Usually the concept of causality is discussed in the context of hard sciences, especially physics, which are considered to be paradigmatic. To transfer this concept of causality to social sciences is believed to be a merely pragmatic problem: since the objects of social sciences are highly complex and can hardly be isolated, social science is not as "hard" a science as physics, although on principle it could be.

This essay argues for the other way round: that social sciences are paradigmatic for understanding the concept of causality: we couldn't understand the concept of causality in hard sciences had we never experienced it in our social world in the first place.

David Hume had argued that when we refer to causality, all we really experience is that what we call the effect will always happen after what we call the cause.
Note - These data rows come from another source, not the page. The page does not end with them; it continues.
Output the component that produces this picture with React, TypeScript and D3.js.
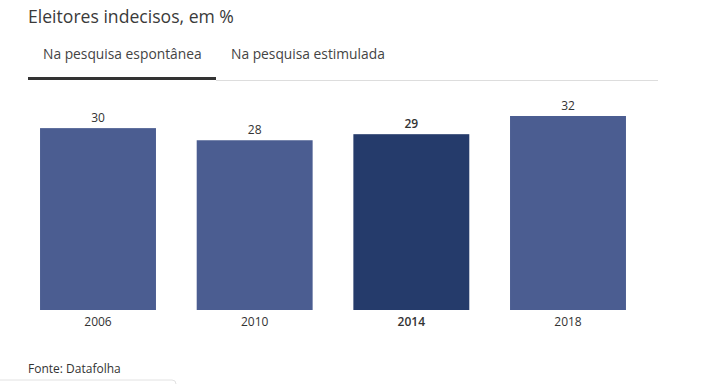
import React from "react";
import * as d3 from "d3";

const years = ["2006", "2010", "2014", "2018"];
const values = [30, 28, 29, 32];
const highlight = "2014";
const title = "Eleitores indecisos, em %";
const tabs = ["Na pesquisa espontânea", "Na pesquisa estimulada"];
const source = "Fonte: Datafolha";

const W = 714;
const H = 384;
const FONT = "'Open Sans', 'Noto Sans', sans-serif";

export default function App() {
  const x = d3
    .scaleBand<string>()
    .domain(years)
    .range([19.67, 646.33])
    .paddingInner(0.26)
    .paddingOuter(0.13);
  const y = d3.scaleLinear().domain([0, 32]).range([310, 116]);

  return (
    <svg
      width={W}
      height={H}
      style={{ position: "absolute", left: 0, top: 0, background: "#fff" }}
      fontFamily={FONT}
    >
      <text x={28} y={23} fontSize={17.6} fill="#3a3a3a">
        {title}
      </text>
      <text x={43} y={59} fontSize={13.8} fill="#444">
        {tabs[0]}
      </text>
      <text x={231} y={59} fontSize={13.8} fill="#444">
        {tabs[1]}
      </text>
      <line x1={216} x2={658} y1={80.5} y2={80.5} stroke="#ddd" strokeWidth={1} />
      <rect x={28} y={77} width={188} height={3} fill="#333" />

      {years.map((yr, i) => {
        const bx = x(yr)!;
        const bw = x.bandwidth();
        const isH = yr === highlight;
        return (
          <g key={yr}>
            <rect
              x={bx}
              y={y(values[i])}
              width={bw}
              height={y(0) - y(values[i])}
              fill={isH ? "#253b6b" : "#4b5d91"}
            />
            <text
              x={bx + bw / 2}
              y={y(values[i]) - 6}
              textAnchor="middle"
              fontSize={12}
              fontWeight={isH ? 600 : 400}
              fill="#333"
            >
              {values[i]}
            </text>
            <text
              x={bx + bw / 2}
              y={326}
              textAnchor="middle"
              fontSize={12}
              fontWeight={isH ? 600 : 400}
              fill="#333"
            >
              {yr}
            </text>
          </g>
        );
      })}

      <text x={28} y={373} fontSize={12} fill="#333">
        {source}
      </text>
      <rect x={-6} y={380} width={182} height={20} rx={4} fill="#fff" stroke="#e2e2e2" />
    </svg>
  );
}
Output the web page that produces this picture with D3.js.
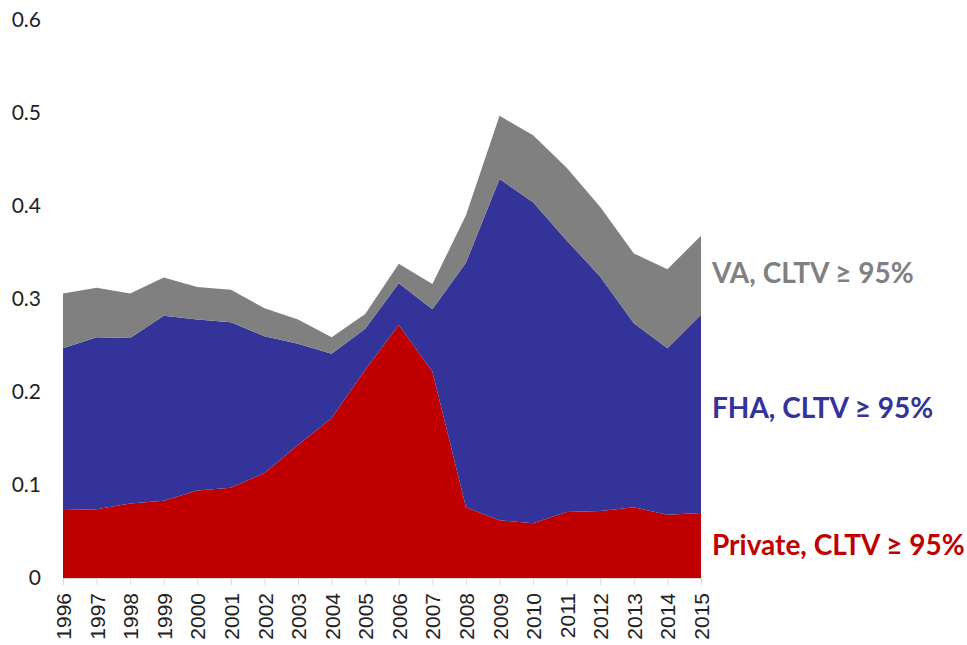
<!DOCTYPE html>
<html lang="en">
<head>
<meta charset="UTF-8">
<script src="https://d3js.org/d3.v7.min.js"></script>
<title>CLTV share</title>
<style>
  body { margin: 0; background: #fff; }
</style>
</head>
<body>
<div id="my_dataviz"></div>
<script>

// data
var years = [1996, 1997, 1998, 1999, 2000, 2001, 2002, 2003, 2004, 2005,
             2006, 2007, 2008, 2009, 2010, 2011, 2012, 2013, 2014, 2015];
var privateVals = [0.073, 0.074, 0.080, 0.083, 0.094, 0.097, 0.113, 0.143, 0.172, 0.224,
                   0.272, 0.222, 0.076, 0.062, 0.059, 0.071, 0.072, 0.076, 0.068, 0.070];
var fhaVals = [0.174, 0.185, 0.178, 0.199, 0.184, 0.178, 0.147, 0.109, 0.069, 0.044,
               0.045, 0.067, 0.263, 0.367, 0.345, 0.292, 0.252, 0.198, 0.179, 0.213];
var vaVals = [0.059, 0.053, 0.048, 0.041, 0.035, 0.035, 0.030, 0.026, 0.018, 0.016,
              0.021, 0.027, 0.051, 0.068, 0.072, 0.078, 0.075, 0.075, 0.085, 0.085];
var yTicks = [0, 0.1, 0.2, 0.3, 0.4, 0.5, 0.6];
var keys = ["private", "fha", "va"];
var labels = {private: "Private, CLTV \u2265 95%", fha: "FHA, CLTV \u2265 95%", va: "VA, CLTV \u2265 95%"};
var colors = {private: "#c00000", fha: "#333399", va: "#808080"};

var width = 967, height = 645;
var svg = d3.select("#my_dataviz")
  .append("svg")
    .attr("width", width)
    .attr("height", height);

var rows = years.map(function(y, i) {
  return {year: y, private: privateVals[i], fha: fhaVals[i], va: vaVals[i]};
});

var x = d3.scaleLinear()
  .domain([1996, 2015])
  .range([63, 701]);

var y = d3.scaleLinear()
  .domain([0, 0.6])
  .range([578, 20]);

var stacked = d3.stack().keys(keys)(rows);

var area = d3.area()
  .x(function(d) { return x(d.data.year); })
  .y0(function(d) { return y(d[0]); })
  .y1(function(d) { return y(d[1]); });

svg.append("g")
  .selectAll("path")
  .data(stacked)
  .enter()
  .append("path")
    .attr("d", area)
    .attr("fill", function(d) { return colors[d.key]; });

// x axis, years rotated
var xAxis = svg.append("g")
  .attr("transform", "translate(0," + y(0) + ")")
  .call(d3.axisBottom(x).tickValues(years).tickFormat(d3.format("d")).tickSize(7).tickSizeOuter(0));
xAxis.select(".domain").attr("stroke", "#d9d9d9");
xAxis.selectAll(".tick line").attr("stroke", "#d9d9d9");
xAxis.selectAll(".tick text")
  .attr("transform", "rotate(-90)")
  .attr("x", -15)
  .attr("y", 0)
  .attr("dy", "0.36em")
  .attr("text-anchor", "end")
  .style("font-family", "'Liberation Sans', Arial, sans-serif")
  .style("font-size", "21px")
  .attr("fill", "#222");

// y axis, labels only
var yAxis = svg.append("g")
  .attr("transform", "translate(41,0)")
  .call(d3.axisLeft(y).tickValues(yTicks).tickFormat(function(d) { return d === 0 ? "0" : d3.format(".1f")(d); }).tickSize(0));
yAxis.select(".domain").remove();
yAxis.selectAll(".tick text")
  .attr("x", 0)
  .style("font-family", "Lato, sans-serif")
  .style("font-size", "21px")
  .attr("fill", "#222");

// series labels at the right
var labelY = {va: 273, fha: 408, private: 545};
svg.append("g")
  .selectAll("text")
  .data(keys)
  .enter()
  .append("text")
    .attr("x", 712)
    .attr("y", function(d) { return labelY[d]; })
    .attr("dy", "0.35em")
    .attr("fill", function(d) { return colors[d]; })
    .style("font-family", "Lato, sans-serif")
    .style("font-weight", "bold")
    .style("font-size", "28px")
    .text(function(d) { return labels[d]; });

</script>
</body>
</html>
But how did we arrive at the idea of perceiving this as a causal relationship at all, one that points to an inner connection between cause and effect rather than the mere temporal sequence we perceive? The answer is that we get this idea from our social experiences.
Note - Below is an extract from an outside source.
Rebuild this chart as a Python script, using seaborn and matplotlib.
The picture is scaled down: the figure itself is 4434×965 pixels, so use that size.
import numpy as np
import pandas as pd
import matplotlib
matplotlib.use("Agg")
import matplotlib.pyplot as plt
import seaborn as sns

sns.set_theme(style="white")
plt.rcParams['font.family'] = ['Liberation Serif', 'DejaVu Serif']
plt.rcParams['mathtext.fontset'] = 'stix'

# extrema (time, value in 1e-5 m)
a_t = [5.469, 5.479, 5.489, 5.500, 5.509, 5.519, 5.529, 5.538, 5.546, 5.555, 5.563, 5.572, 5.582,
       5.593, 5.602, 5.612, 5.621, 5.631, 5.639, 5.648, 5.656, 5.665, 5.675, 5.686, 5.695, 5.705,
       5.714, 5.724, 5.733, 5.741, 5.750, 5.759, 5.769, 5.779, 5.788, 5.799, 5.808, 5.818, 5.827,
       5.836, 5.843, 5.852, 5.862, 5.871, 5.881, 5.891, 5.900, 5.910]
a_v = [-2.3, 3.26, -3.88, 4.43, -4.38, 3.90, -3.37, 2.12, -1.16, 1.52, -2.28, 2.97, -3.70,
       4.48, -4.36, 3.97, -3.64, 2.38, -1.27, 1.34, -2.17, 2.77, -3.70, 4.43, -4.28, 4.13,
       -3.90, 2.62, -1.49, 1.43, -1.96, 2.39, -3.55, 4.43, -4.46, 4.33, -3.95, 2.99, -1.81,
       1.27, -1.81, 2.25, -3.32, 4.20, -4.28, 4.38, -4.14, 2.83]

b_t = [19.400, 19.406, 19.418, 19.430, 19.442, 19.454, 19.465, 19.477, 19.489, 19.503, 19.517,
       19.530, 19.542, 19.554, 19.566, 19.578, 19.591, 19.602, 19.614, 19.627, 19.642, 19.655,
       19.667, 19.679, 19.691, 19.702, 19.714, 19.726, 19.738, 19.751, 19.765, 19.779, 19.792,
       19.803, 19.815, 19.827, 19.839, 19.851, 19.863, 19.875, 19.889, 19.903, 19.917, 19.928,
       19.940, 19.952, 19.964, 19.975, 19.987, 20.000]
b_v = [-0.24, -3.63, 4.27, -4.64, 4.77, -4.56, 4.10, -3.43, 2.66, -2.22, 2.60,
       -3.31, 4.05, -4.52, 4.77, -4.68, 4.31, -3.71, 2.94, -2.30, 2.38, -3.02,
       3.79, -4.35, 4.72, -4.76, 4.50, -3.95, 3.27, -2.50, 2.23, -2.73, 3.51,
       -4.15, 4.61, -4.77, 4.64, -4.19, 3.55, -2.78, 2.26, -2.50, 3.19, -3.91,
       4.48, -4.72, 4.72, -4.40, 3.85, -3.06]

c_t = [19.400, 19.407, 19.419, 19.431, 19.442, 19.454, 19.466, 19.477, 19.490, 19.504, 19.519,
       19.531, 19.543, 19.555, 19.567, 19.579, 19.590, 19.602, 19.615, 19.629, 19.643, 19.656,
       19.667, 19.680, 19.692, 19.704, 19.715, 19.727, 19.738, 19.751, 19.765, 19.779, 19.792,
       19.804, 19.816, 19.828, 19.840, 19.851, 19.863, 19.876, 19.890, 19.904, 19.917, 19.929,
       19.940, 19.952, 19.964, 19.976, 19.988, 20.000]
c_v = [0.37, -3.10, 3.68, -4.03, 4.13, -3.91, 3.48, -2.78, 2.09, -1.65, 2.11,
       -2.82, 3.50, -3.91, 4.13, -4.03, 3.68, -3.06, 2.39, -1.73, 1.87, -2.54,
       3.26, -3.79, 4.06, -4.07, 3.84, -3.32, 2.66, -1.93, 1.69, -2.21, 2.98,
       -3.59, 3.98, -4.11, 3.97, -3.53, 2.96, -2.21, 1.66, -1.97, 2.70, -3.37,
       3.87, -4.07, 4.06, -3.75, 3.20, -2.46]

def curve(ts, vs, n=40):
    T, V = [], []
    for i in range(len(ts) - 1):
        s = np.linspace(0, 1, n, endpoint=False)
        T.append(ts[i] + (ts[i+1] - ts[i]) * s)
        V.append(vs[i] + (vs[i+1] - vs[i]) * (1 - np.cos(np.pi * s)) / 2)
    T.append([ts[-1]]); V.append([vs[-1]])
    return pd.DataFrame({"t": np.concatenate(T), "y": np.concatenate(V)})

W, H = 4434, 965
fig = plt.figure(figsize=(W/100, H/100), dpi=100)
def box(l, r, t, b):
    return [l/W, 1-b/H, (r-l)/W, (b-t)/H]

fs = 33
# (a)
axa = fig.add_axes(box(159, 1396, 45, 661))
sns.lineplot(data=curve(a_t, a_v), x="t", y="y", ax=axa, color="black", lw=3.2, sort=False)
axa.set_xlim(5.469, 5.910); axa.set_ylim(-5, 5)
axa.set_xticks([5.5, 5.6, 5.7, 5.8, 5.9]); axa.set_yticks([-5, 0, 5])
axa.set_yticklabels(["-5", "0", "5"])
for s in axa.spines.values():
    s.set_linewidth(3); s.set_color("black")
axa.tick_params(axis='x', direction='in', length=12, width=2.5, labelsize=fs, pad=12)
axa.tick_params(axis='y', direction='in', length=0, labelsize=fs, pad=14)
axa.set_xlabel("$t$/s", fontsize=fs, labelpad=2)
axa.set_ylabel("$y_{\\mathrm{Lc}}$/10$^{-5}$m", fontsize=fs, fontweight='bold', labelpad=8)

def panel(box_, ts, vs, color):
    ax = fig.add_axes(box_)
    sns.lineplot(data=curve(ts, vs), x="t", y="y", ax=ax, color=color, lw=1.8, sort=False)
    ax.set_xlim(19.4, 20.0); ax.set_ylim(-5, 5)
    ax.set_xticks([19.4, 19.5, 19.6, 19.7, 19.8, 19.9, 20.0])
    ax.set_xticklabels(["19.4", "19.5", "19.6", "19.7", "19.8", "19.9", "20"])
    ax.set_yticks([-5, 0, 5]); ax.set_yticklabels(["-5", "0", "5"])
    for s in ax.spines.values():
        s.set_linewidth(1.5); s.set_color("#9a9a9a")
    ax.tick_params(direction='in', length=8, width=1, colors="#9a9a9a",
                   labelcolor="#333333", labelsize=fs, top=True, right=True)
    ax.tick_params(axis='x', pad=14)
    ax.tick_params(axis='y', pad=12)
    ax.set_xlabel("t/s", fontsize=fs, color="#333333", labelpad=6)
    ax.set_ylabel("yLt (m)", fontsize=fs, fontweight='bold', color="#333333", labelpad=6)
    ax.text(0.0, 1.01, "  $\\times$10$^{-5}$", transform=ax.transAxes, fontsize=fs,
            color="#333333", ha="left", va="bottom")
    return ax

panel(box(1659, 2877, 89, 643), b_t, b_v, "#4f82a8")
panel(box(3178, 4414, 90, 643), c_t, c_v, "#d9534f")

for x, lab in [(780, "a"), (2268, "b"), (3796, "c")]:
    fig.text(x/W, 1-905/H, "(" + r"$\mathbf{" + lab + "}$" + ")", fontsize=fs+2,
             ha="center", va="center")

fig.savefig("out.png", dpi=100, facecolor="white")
Social reality has the form of a text, i.e. everything in it has meaning and can and will be interpreted. Saying something is just as meaningful as not saying anything - both these actions deliver a message to the people around, whether intended or not. The rules that structure social reality are the rules of meaning respectively language; as speakers of our language we all know them implicitly. Therefore, to make our knowledge about them explicit, the social scientist has to only reconstruct them in their own medium - language respectively meaning. The rules exist objectively insofar as they actually generate the phenomena that need to be explained; they are generative rules.

The hard scientist, however, applies the concept of causality only by analogy to her social experiences. She may assume the fact that the cause is always followed by the effect stems from the same inner connection we experience when we talk of reasons in the social world, but she'll never know. Since nature has no meaning and doesn't speak, there are no existing rules merely to be found and reconstructed (rules are a property of language). Instead, the hard scientist has to construct the rules. They don't exist objectively (language is no property of nature) but are used to subsume our discrete empiric data; as such they are subsuming rules.

Therefore, it can be said that the hard scientist has to translate her object data into the medium of language and rules, while the social scientist need not do so. The act of translation moves hard sciences farther away from their objects, introducing new possibilities of error. In this respect, social sciences are less error-prone as hard sciences, contrary to common belief.

However, due to their very nature of being subject to human free action (which constitutes change and thereby history), social rules are of less prognostic value than those in the hard sciences.

Therefore, the question which kind of science comes closer to truth depends on the perspective. If the concept of truth is reduced to prognostic value (a prevalent view at least in Anglo-Saxon countries nowadays), it's certainly hard sciences. If it's not, it's probably social sciences.